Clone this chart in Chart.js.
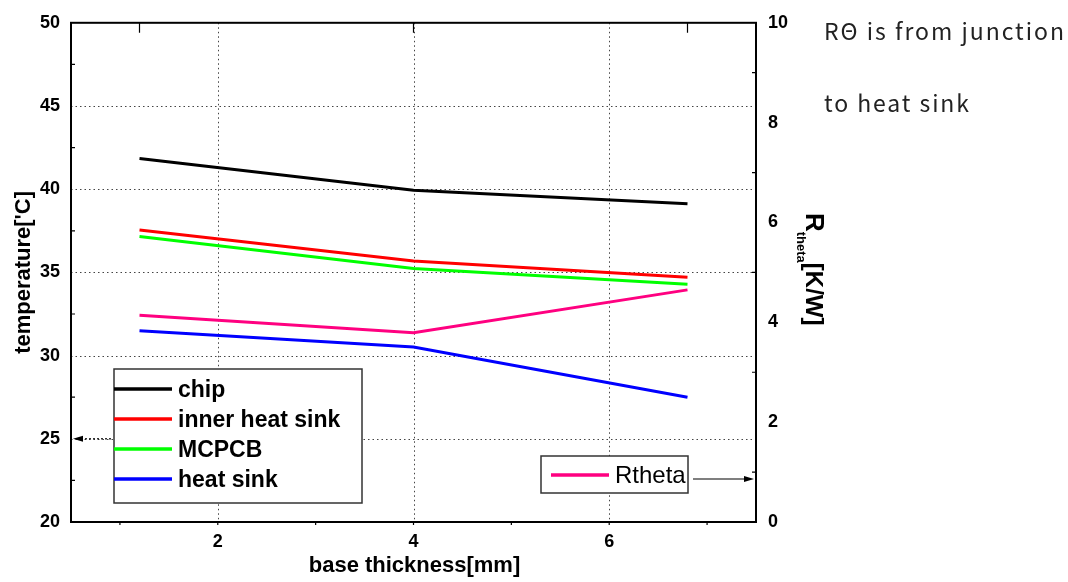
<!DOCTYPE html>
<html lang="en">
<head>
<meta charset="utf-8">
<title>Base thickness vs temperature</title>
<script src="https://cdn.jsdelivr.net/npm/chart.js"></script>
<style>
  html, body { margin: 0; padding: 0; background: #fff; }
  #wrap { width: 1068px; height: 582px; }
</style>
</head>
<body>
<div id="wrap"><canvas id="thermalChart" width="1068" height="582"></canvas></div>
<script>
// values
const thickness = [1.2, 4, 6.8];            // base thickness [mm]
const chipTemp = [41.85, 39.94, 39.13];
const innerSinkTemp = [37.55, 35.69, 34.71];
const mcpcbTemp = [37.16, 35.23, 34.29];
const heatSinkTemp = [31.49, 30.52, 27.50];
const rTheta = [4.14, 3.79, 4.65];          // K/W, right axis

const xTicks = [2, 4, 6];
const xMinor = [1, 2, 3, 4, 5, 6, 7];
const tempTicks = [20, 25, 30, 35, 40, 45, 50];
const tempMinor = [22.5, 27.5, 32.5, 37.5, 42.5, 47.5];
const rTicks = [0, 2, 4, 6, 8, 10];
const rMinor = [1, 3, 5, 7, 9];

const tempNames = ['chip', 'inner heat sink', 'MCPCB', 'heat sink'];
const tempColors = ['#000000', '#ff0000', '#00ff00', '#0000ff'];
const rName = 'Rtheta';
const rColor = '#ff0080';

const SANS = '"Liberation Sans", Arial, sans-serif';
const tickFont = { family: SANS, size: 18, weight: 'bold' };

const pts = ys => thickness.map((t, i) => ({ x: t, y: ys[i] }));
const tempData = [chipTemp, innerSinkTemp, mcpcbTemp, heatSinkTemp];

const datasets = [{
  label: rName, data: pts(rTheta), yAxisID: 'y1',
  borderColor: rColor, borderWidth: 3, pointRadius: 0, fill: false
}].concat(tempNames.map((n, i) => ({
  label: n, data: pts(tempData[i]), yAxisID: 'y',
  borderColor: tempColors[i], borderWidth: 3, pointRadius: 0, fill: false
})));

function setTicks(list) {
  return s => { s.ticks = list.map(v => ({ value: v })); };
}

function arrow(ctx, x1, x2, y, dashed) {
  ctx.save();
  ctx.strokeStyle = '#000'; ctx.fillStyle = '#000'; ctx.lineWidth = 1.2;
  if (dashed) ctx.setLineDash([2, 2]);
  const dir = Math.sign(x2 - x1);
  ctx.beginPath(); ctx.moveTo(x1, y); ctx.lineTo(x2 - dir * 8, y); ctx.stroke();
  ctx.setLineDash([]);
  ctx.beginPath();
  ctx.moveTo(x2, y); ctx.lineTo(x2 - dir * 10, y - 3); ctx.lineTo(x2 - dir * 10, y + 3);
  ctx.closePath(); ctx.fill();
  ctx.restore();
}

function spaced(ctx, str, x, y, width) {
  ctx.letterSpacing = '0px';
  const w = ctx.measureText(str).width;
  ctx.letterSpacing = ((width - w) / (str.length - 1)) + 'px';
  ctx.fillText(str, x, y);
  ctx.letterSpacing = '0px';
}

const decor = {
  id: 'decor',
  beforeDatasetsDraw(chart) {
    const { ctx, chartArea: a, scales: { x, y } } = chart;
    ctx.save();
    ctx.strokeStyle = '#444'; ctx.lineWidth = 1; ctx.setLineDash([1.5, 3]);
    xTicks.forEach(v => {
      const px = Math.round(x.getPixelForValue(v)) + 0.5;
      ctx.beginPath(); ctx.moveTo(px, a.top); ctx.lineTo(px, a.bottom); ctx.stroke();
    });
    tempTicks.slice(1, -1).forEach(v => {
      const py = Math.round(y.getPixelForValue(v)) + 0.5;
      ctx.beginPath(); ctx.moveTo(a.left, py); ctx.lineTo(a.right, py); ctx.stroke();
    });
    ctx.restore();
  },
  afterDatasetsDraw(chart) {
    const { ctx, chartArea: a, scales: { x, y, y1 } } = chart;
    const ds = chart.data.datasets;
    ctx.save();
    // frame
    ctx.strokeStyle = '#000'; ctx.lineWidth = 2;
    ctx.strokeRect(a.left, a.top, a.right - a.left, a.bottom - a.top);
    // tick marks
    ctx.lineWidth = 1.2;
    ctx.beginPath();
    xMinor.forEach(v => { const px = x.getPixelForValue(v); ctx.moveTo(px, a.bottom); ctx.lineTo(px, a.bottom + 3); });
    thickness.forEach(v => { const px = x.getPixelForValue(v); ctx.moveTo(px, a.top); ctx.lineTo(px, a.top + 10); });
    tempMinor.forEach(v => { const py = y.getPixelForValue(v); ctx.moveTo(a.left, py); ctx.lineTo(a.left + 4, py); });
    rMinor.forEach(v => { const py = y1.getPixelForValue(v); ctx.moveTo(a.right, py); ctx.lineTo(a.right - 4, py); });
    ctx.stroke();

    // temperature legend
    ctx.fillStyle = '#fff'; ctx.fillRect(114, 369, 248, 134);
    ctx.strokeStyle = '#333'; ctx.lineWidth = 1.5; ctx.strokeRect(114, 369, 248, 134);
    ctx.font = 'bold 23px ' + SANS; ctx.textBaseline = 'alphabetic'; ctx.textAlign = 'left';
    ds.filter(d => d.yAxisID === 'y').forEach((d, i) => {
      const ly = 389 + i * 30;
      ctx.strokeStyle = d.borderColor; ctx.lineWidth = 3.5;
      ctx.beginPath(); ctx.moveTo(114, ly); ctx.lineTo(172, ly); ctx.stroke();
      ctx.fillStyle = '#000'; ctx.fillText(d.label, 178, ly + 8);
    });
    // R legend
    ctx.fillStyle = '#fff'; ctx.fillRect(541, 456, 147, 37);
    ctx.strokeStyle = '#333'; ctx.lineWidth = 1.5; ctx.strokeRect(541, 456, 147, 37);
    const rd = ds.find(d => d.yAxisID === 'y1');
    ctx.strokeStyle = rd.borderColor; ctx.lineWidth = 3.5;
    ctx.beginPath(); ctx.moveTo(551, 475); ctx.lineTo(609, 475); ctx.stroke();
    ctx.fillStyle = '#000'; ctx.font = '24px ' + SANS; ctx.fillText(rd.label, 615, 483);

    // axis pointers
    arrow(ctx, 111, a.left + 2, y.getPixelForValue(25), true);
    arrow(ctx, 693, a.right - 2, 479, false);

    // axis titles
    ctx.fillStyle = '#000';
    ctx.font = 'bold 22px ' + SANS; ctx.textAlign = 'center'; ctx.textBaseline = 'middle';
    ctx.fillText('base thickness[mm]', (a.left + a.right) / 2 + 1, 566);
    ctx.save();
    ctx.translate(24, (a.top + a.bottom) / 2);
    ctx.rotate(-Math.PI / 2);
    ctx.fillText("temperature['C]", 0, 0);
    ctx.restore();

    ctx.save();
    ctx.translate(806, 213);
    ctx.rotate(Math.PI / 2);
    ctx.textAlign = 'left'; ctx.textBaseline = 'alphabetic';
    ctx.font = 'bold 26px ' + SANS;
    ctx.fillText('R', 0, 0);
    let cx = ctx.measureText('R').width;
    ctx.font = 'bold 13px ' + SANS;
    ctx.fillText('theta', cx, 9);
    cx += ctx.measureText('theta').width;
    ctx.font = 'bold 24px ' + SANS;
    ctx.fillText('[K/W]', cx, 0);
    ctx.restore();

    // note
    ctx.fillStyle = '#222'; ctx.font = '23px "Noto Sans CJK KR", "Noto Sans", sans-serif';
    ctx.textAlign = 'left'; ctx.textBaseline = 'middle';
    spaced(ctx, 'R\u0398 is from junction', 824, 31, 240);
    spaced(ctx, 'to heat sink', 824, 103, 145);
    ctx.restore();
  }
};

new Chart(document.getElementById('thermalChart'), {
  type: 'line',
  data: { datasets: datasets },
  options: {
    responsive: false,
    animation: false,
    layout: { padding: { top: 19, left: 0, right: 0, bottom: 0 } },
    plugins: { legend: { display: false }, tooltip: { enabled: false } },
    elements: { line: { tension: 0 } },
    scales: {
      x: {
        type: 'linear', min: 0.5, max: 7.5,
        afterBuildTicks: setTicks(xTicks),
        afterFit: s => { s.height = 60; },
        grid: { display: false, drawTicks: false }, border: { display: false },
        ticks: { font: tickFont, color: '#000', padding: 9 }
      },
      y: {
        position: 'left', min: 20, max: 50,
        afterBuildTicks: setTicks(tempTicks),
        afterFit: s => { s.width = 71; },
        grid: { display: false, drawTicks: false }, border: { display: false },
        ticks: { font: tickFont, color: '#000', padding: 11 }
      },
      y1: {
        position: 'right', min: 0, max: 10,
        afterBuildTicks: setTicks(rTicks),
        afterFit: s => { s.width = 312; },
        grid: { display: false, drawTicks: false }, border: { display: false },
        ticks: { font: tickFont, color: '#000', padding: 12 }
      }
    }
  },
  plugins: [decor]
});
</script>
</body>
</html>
#####
> _Set problem_
Pictures stay out. Repeat only the lines from the beginning of the data through the line that has "const rTheta = [4.14, 3.79, 4.65];".

> _Correct output_
Clone this chart in Chart.js.
<!DOCTYPE html>
<html lang="en">
<head>
<meta charset="utf-8">
<title>Base thickness vs temperature</title>
<script src="https://cdn.jsdelivr.net/npm/chart.js"></script>
<style>
  html, body { margin: 0; padding: 0; background: #fff; }
  #wrap { width: 1068px; height: 582px; }
</style>
</head>
<body>
<div id="wrap"><canvas id="thermalChart" width="1068" height="582"></canvas></div>
<script>
// values
const thickness = [1.2, 4, 6.8];            // base thickness [mm]
const chipTemp = [41.85, 39.94, 39.13];
const innerSinkTemp = [37.55, 35.69, 34.71];
const mcpcbTemp = [37.16, 35.23, 34.29];
const heatSinkTemp = [31.49, 30.52, 27.50];
const rTheta = [4.14, 3.79, 4.65];          // K/W, right axis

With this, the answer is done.